Pantani sempre davanti, scatta a ripetizione, Tonkov non molla la ruota. Dietro di loro l’abisso. Marco non si gira, sarebbe un segno di debolezza. Può soltanto guardare l’ombra di Tonkov sulla strada. E lei è sempre lì, incollata alla ruota. Ma l’ombra non ha espressione. Non si può capire se Tonkov stia soffrendo o stia giocando.

E allora la vista, quella del ciclismo superficiale, non conta più niente. Ci si
affida agli altri sensi. È il momento del rumore. È il momento dei campioni autentici.

Al quinto scatto, Marco è al limite, Tonkov non molla un centimetro, ma è un rumore a fargli capire di provarci un’altra volta.

Quando fece il penultimo scatto sentì in quel frastuono di moto il click del cambio di Tonkov che aveva alleggerito il rapporto troppo presto. E Marco pensò: se questo ha alleggerito il rapporto quando io ancora non ho finito l’azione vuol dire che non ce la fa più. Così prese
fiato e diede l’ultima botta.

Il racconto è di Enzo Vicennati.
Il momento è a 3 km dall’arrivo, dopo 37 minuti e 13 secondi di duetto silenzioso, un click.
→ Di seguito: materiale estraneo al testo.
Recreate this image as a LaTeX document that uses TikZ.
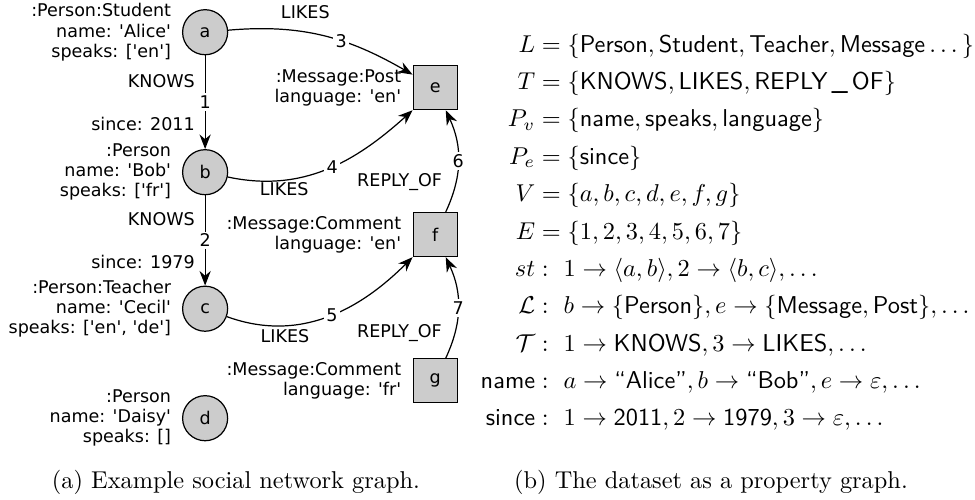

Click come una foto, con un flash che ti stordisce e ti lascia lì senza capire cosa è successo. Il fotografo Marco, il fotografato Pavel.

Il rumore che forse, fra tanti, ha deciso il Giro del 1998. Il rumore che convince Marco all’ultimo scatto, quello con cui guadagna altri 57 secondi che si terrà stretti fino a Milano. Ci voleva la musica di Verdi.

Sottotitolo della prima pagina della Gazzetta del giorno seguente. Ci voleva, ma è bastato un rumore. Quello che basta ai campioni autentici.